Checkpointing is the procedure which allows you to save your simulation data periodically. If something unexpected happens that provokes the abnormal termination of your simulation, then you can use this checkpoints to relaunch the simulation not from the beginning but at later times, depending on how often you choose to do checkpointing.

To enable cactus checkpointing you must add a few lines to your parameter file. Let's call this file test_checkp.par. Additionally you'll need another parameter file to relaunch the simulation from a given checkpoint. Let's call this file test_recover.par. You can download this two files and look at them. They contain a brief explanation of the parameters needed to setup checkpointing.

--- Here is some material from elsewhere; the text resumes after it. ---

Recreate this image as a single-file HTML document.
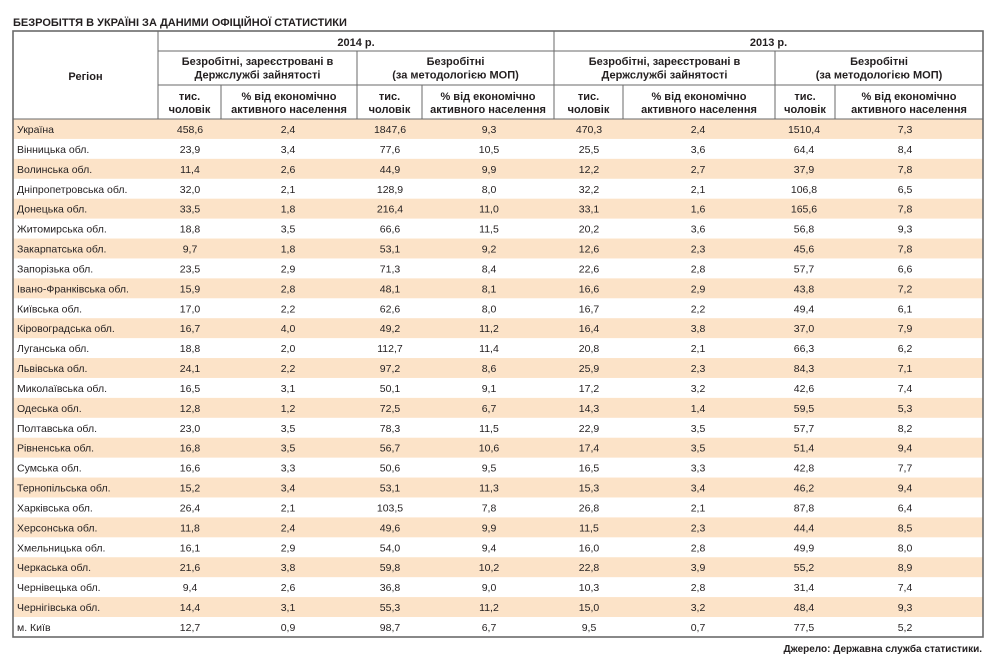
<!DOCTYPE html>
<html><head><meta charset="utf-8"><style>
html,body{margin:0;padding:0;background:#fff;}
svg{display:block;}
text{font-family:"Liberation Sans","Noto Sans CJK SC",sans-serif;fill:#231f20;}
.h{font-weight:bold;font-size:11px;text-anchor:middle;}
.d{font-size:10.5px;text-anchor:middle;}
.r{font-size:10.5px;}
</style></head><body>
<svg width="1000" height="654" viewBox="0 0 1000 654" xmlns="http://www.w3.org/2000/svg">
<text x="13" y="26" style="font-weight:bold;font-size:11px;">БЕЗРОБІТТЯ В УКРАЇНІ ЗА ДАНИМИ ОФІЦІЙНОЇ СТАТИСТИКИ</text>

<!-- stripes -->
<g fill="#fce3c8">
<rect x="13" y="119" width="970" height="19.92"/>
<rect x="13" y="158.84" width="970" height="19.92"/>
<rect x="13" y="198.68" width="970" height="19.92"/>
<rect x="13" y="238.52" width="970" height="19.92"/>
<rect x="13" y="278.36" width="970" height="19.92"/>
<rect x="13" y="318.2" width="970" height="19.92"/>
<rect x="13" y="358.04" width="970" height="19.92"/>
<rect x="13" y="397.88" width="970" height="19.92"/>
<rect x="13" y="437.72" width="970" height="19.92"/>
<rect x="13" y="477.56" width="970" height="19.92"/>
<rect x="13" y="517.4" width="970" height="19.92"/>
<rect x="13" y="557.24" width="970" height="19.92"/>
<rect x="13" y="597.08" width="970" height="19.92"/>
</g>

<!-- header grid -->
<g stroke="#6a6a6a" stroke-width="1" fill="none">
<line x1="158" y1="51" x2="983" y2="51"/>
<line x1="158" y1="85" x2="983" y2="85"/>
<line x1="13" y1="119" x2="983" y2="119"/>
<line x1="158" y1="31" x2="158" y2="119"/>
<line x1="554" y1="31" x2="554" y2="119"/>
<line x1="357" y1="51" x2="357" y2="119"/>
<line x1="775" y1="51" x2="775" y2="119"/>
<line x1="221" y1="85" x2="221" y2="119"/>
<line x1="422" y1="85" x2="422" y2="119"/>
<line x1="623" y1="85" x2="623" y2="119"/>
<line x1="835" y1="85" x2="835" y2="119"/>
</g>
<rect x="13" y="31" width="970" height="606" fill="none" stroke="#6a6a6a" stroke-width="1.6"/>

<!-- header text -->
<text class="h" x="85.5" y="80">Регіон</text>
<text class="h" x="356" y="46">2014 р.</text>
<text class="h" x="768.5" y="46">2013 р.</text>
<text class="h" x="257.5" y="65">Безробітні, зареєстровані в</text>
<text class="h" x="257.5" y="78.5">Держслужбі зайнятості</text>
<text class="h" x="455.5" y="65">Безробітні</text>
<text class="h" x="455.5" y="78.5">(за методологією МОП)</text>
<text class="h" x="664.5" y="65">Безробітні, зареєстровані в</text>
<text class="h" x="664.5" y="78.5">Держслужбі зайнятості</text>
<text class="h" x="879" y="65">Безробітні</text>
<text class="h" x="879" y="78.5">(за методологією МОП)</text>
<g>
<text class="h" x="189.5" y="100">тис.</text><text class="h" x="189.5" y="113">чоловік</text>
<text class="h" x="289" y="100">% від економічно</text><text class="h" x="289" y="113">активного населення</text>
<text class="h" x="389.5" y="100">тис.</text><text class="h" x="389.5" y="113">чоловік</text>
<text class="h" x="488" y="100">% від економічно</text><text class="h" x="488" y="113">активного населення</text>
<text class="h" x="588.5" y="100">тис.</text><text class="h" x="588.5" y="113">чоловік</text>
<text class="h" x="699" y="100">% від економічно</text><text class="h" x="699" y="113">активного населення</text>
<text class="h" x="805" y="100">тис.</text><text class="h" x="805" y="113">чоловік</text>
<text class="h" x="909" y="100">% від економічно</text><text class="h" x="909" y="113">активного населення</text>
</g>

<!-- data rows -->
<g transform="translate(0,119)"><text class="r" x="17" y="14">Україна</text><text class="d" x="190" y="14">458,6</text><text class="d" x="288" y="14">2,4</text><text class="d" x="390" y="14">1847,6</text><text class="d" x="489" y="14">9,3</text><text class="d" x="589" y="14">470,3</text><text class="d" x="698" y="14">2,4</text><text class="d" x="804" y="14">1510,4</text><text class="d" x="905" y="14">7,3</text></g>
<g transform="translate(0,138.92)"><text class="r" x="17" y="14">Вінницька обл.</text><text class="d" x="190" y="14">23,9</text><text class="d" x="288" y="14">3,4</text><text class="d" x="390" y="14">77,6</text><text class="d" x="489" y="14">10,5</text><text class="d" x="589" y="14">25,5</text><text class="d" x="698" y="14">3,6</text><text class="d" x="804" y="14">64,4</text><text class="d" x="905" y="14">8,4</text></g>
<g transform="translate(0,158.84)"><text class="r" x="17" y="14">Волинська обл.</text><text class="d" x="190" y="14">11,4</text><text class="d" x="288" y="14">2,6</text><text class="d" x="390" y="14">44,9</text><text class="d" x="489" y="14">9,9</text><text class="d" x="589" y="14">12,2</text><text class="d" x="698" y="14">2,7</text><text class="d" x="804" y="14">37,9</text><text class="d" x="905" y="14">7,8</text></g>
<g transform="translate(0,178.76)"><text class="r" x="17" y="14">Дніпропетровська обл.</text><text class="d" x="190" y="14">32,0</text><text class="d" x="288" y="14">2,1</text><text class="d" x="390" y="14">128,9</text><text class="d" x="489" y="14">8,0</text><text class="d" x="589" y="14">32,2</text><text class="d" x="698" y="14">2,1</text><text class="d" x="804" y="14">106,8</text><text class="d" x="905" y="14">6,5</text></g>
<g transform="translate(0,198.68)"><text class="r" x="17" y="14">Донецька обл.</text><text class="d" x="190" y="14">33,5</text><text class="d" x="288" y="14">1,8</text><text class="d" x="390" y="14">216,4</text><text class="d" x="489" y="14">11,0</text><text class="d" x="589" y="14">33,1</text><text class="d" x="698" y="14">1,6</text><text class="d" x="804" y="14">165,6</text><text class="d" x="905" y="14">7,8</text></g>
<g transform="translate(0,218.6)"><text class="r" x="17" y="14">Житомирська обл.</text><text class="d" x="190" y="14">18,8</text><text class="d" x="288" y="14">3,5</text><text class="d" x="390" y="14">66,6</text><text class="d" x="489" y="14">11,5</text><text class="d" x="589" y="14">20,2</text><text class="d" x="698" y="14">3,6</text><text class="d" x="804" y="14">56,8</text><text class="d" x="905" y="14">9,3</text></g>
<g transform="translate(0,238.52)"><text class="r" x="17" y="14">Закарпатська обл.</text><text class="d" x="190" y="14">9,7</text><text class="d" x="288" y="14">1,8</text><text class="d" x="390" y="14">53,1</text><text class="d" x="489" y="14">9,2</text><text class="d" x="589" y="14">12,6</text><text class="d" x="698" y="14">2,3</text><text class="d" x="804" y="14">45,6</text><text class="d" x="905" y="14">7,8</text></g>
<g transform="translate(0,258.44)"><text class="r" x="17" y="14">Запорізька обл.</text><text class="d" x="190" y="14">23,5</text><text class="d" x="288" y="14">2,9</text><text class="d" x="390" y="14">71,3</text><text class="d" x="489" y="14">8,4</text><text class="d" x="589" y="14">22,6</text><text class="d" x="698" y="14">2,8</text><text class="d" x="804" y="14">57,7</text><text class="d" x="905" y="14">6,6</text></g>
<g transform="translate(0,278.36)"><text class="r" x="17" y="14">Івано-Франківська обл.</text><text class="d" x="190" y="14">15,9</text><text class="d" x="288" y="14">2,8</text><text class="d" x="390" y="14">48,1</text><text class="d" x="489" y="14">8,1</text><text class="d" x="589" y="14">16,6</text><text class="d" x="698" y="14">2,9</text><text class="d" x="804" y="14">43,8</text><text class="d" x="905" y="14">7,2</text></g>
<g transform="translate(0,298.28)"><text class="r" x="17" y="14">Київська обл.</text><text class="d" x="190" y="14">17,0</text><text class="d" x="288" y="14">2,2</text><text class="d" x="390" y="14">62,6</text><text class="d" x="489" y="14">8,0</text><text class="d" x="589" y="14">16,7</text><text class="d" x="698" y="14">2,2</text><text class="d" x="804" y="14">49,4</text><text class="d" x="905" y="14">6,1</text></g>
<g transform="translate(0,318.2)"><text class="r" x="17" y="14">Кіровоградська обл.</text><text class="d" x="190" y="14">16,7</text><text class="d" x="288" y="14">4,0</text><text class="d" x="390" y="14">49,2</text><text class="d" x="489" y="14">11,2</text><text class="d" x="589" y="14">16,4</text><text class="d" x="698" y="14">3,8</text><text class="d" x="804" y="14">37,0</text><text class="d" x="905" y="14">7,9</text></g>
<g transform="translate(0,338.12)"><text class="r" x="17" y="14">Луганська обл.</text><text class="d" x="190" y="14">18,8</text><text class="d" x="288" y="14">2,0</text><text class="d" x="390" y="14">112,7</text><text class="d" x="489" y="14">11,4</text><text class="d" x="589" y="14">20,8</text><text class="d" x="698" y="14">2,1</text><text class="d" x="804" y="14">66,3</text><text class="d" x="905" y="14">6,2</text></g>
<g transform="translate(0,358.04)"><text class="r" x="17" y="14">Львівська обл.</text><text class="d" x="190" y="14">24,1</text><text class="d" x="288" y="14">2,2</text><text class="d" x="390" y="14">97,2</text><text class="d" x="489" y="14">8,6</text><text class="d" x="589" y="14">25,9</text><text class="d" x="698" y="14">2,3</text><text class="d" x="804" y="14">84,3</text><text class="d" x="905" y="14">7,1</text></g>
<g transform="translate(0,377.96)"><text class="r" x="17" y="14">Миколаївська обл.</text><text class="d" x="190" y="14">16,5</text><text class="d" x="288" y="14">3,1</text><text class="d" x="390" y="14">50,1</text><text class="d" x="489" y="14">9,1</text><text class="d" x="589" y="14">17,2</text><text class="d" x="698" y="14">3,2</text><text class="d" x="804" y="14">42,6</text><text class="d" x="905" y="14">7,4</text></g>
<g transform="translate(0,397.88)"><text class="r" x="17" y="14">Одеська обл.</text><text class="d" x="190" y="14">12,8</text><text class="d" x="288" y="14">1,2</text><text class="d" x="390" y="14">72,5</text><text class="d" x="489" y="14">6,7</text><text class="d" x="589" y="14">14,3</text><text class="d" x="698" y="14">1,4</text><text class="d" x="804" y="14">59,5</text><text class="d" x="905" y="14">5,3</text></g>
<g transform="translate(0,417.8)"><text class="r" x="17" y="14">Полтавська обл.</text><text class="d" x="190" y="14">23,0</text><text class="d" x="288" y="14">3,5</text><text class="d" x="390" y="14">78,3</text><text class="d" x="489" y="14">11,5</text><text class="d" x="589" y="14">22,9</text><text class="d" x="698" y="14">3,5</text><text class="d" x="804" y="14">57,7</text><text class="d" x="905" y="14">8,2</text></g>
<g transform="translate(0,437.72)"><text class="r" x="17" y="14">Рівненська обл.</text><text class="d" x="190" y="14">16,8</text><text class="d" x="288" y="14">3,5</text><text class="d" x="390" y="14">56,7</text><text class="d" x="489" y="14">10,6</text><text class="d" x="589" y="14">17,4</text><text class="d" x="698" y="14">3,5</text><text class="d" x="804" y="14">51,4</text><text class="d" x="905" y="14">9,4</text></g>
<g transform="translate(0,457.64)"><text class="r" x="17" y="14">Сумська обл.</text><text class="d" x="190" y="14">16,6</text><text class="d" x="288" y="14">3,3</text><text class="d" x="390" y="14">50,6</text><text class="d" x="489" y="14">9,5</text><text class="d" x="589" y="14">16,5</text><text class="d" x="698" y="14">3,3</text><text class="d" x="804" y="14">42,8</text><text class="d" x="905" y="14">7,7</text></g>
<g transform="translate(0,477.56)"><text class="r" x="17" y="14">Тернопільська обл.</text><text class="d" x="190" y="14">15,2</text><text class="d" x="288" y="14">3,4</text><text class="d" x="390" y="14">53,1</text><text class="d" x="489" y="14">11,3</text><text class="d" x="589" y="14">15,3</text><text class="d" x="698" y="14">3,4</text><text class="d" x="804" y="14">46,2</text><text class="d" x="905" y="14">9,4</text></g>
<g transform="translate(0,497.48)"><text class="r" x="17" y="14">Харківська обл.</text><text class="d" x="190" y="14">26,4</text><text class="d" x="288" y="14">2,1</text><text class="d" x="390" y="14">103,5</text><text class="d" x="489" y="14">7,8</text><text class="d" x="589" y="14">26,8</text><text class="d" x="698" y="14">2,1</text><text class="d" x="804" y="14">87,8</text><text class="d" x="905" y="14">6,4</text></g>
<g transform="translate(0,517.4)"><text class="r" x="17" y="14">Херсонська обл.</text><text class="d" x="190" y="14">11,8</text><text class="d" x="288" y="14">2,4</text><text class="d" x="390" y="14">49,6</text><text class="d" x="489" y="14">9,9</text><text class="d" x="589" y="14">11,5</text><text class="d" x="698" y="14">2,3</text><text class="d" x="804" y="14">44,4</text><text class="d" x="905" y="14">8,5</text></g>
<g transform="translate(0,537.32)"><text class="r" x="17" y="14">Хмельницька обл.</text><text class="d" x="190" y="14">16,1</text><text class="d" x="288" y="14">2,9</text><text class="d" x="390" y="14">54,0</text><text class="d" x="489" y="14">9,4</text><text class="d" x="589" y="14">16,0</text><text class="d" x="698" y="14">2,8</text><text class="d" x="804" y="14">49,9</text><text class="d" x="905" y="14">8,0</text></g>
<g transform="translate(0,557.24)"><text class="r" x="17" y="14">Черкаська обл.</text><text class="d" x="190" y="14">21,6</text><text class="d" x="288" y="14">3,8</text><text class="d" x="390" y="14">59,8</text><text class="d" x="489" y="14">10,2</text><text class="d" x="589" y="14">22,8</text><text class="d" x="698" y="14">3,9</text><text class="d" x="804" y="14">55,2</text><text class="d" x="905" y="14">8,9</text></g>
<g transform="translate(0,577.16)"><text class="r" x="17" y="14">Чернівецька обл.</text><text class="d" x="190" y="14">9,4</text><text class="d" x="288" y="14">2,6</text><text class="d" x="390" y="14">36,8</text><text class="d" x="489" y="14">9,0</text><text class="d" x="589" y="14">10,3</text><text class="d" x="698" y="14">2,8</text><text class="d" x="804" y="14">31,4</text><text class="d" x="905" y="14">7,4</text></g>
<g transform="translate(0,597.08)"><text class="r" x="17" y="14">Чернігівська обл.</text><text class="d" x="190" y="14">14,4</text><text class="d" x="288" y="14">3,1</text><text class="d" x="390" y="14">55,3</text><text class="d" x="489" y="14">11,2</text><text class="d" x="589" y="14">15,0</text><text class="d" x="698" y="14">3,2</text><text class="d" x="804" y="14">48,4</text><text class="d" x="905" y="14">9,3</text></g>
<g transform="translate(0,617)"><text class="r" x="17" y="14">м. Київ</text><text class="d" x="190" y="14">12,7</text><text class="d" x="288" y="14">0,9</text><text class="d" x="390" y="14">98,7</text><text class="d" x="489" y="14">6,7</text><text class="d" x="589" y="14">9,5</text><text class="d" x="698" y="14">0,7</text><text class="d" x="804" y="14">77,5</text><text class="d" x="905" y="14">5,2</text></g>

<text x="982" y="652" style="font-weight:bold;font-size:10px;text-anchor:end;">Джерело: Державна служба статистики.</text>
</svg>
</body></html>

Now let's see how this works. At this point you must have an executable file to run the Cactus WaveDemo. All you have to do is run cactus_wavedemo with test_checkp.par as parameter file. Go to your Cactus directory and type

./exe/cactus_wavedemo test_checkp.par

You'll notice that the output contains messages like this

INFO (IOFlexIO): ---------------------------------------------------------
INFO (IOFlexIO): Dumping periodic checkpoint at iteration 220
INFO (IOFlexIO): ---------------------------------------------------------
This means that checkpoint is really working. You can do an ls exe to verify existence of the checkpoint file. This file will have a name like cp.chkpt.it_1320.ieee. From the name you can guess that this checkpoint corresponds to iteration number 1320. Now stop the simulation. You can start it again from the iteration specified in the name of the checkpoint file. To do this start the cactus_wavedemo and now use test_recover.par as parameter file, namely

./exe/cactus_wavedemo test_recover.par

Notice that the simulation does not start from iteration zero but it does from iteration 1330, if we take the example above. Now that's it! you can save a lot of simulation time using checkpoint options.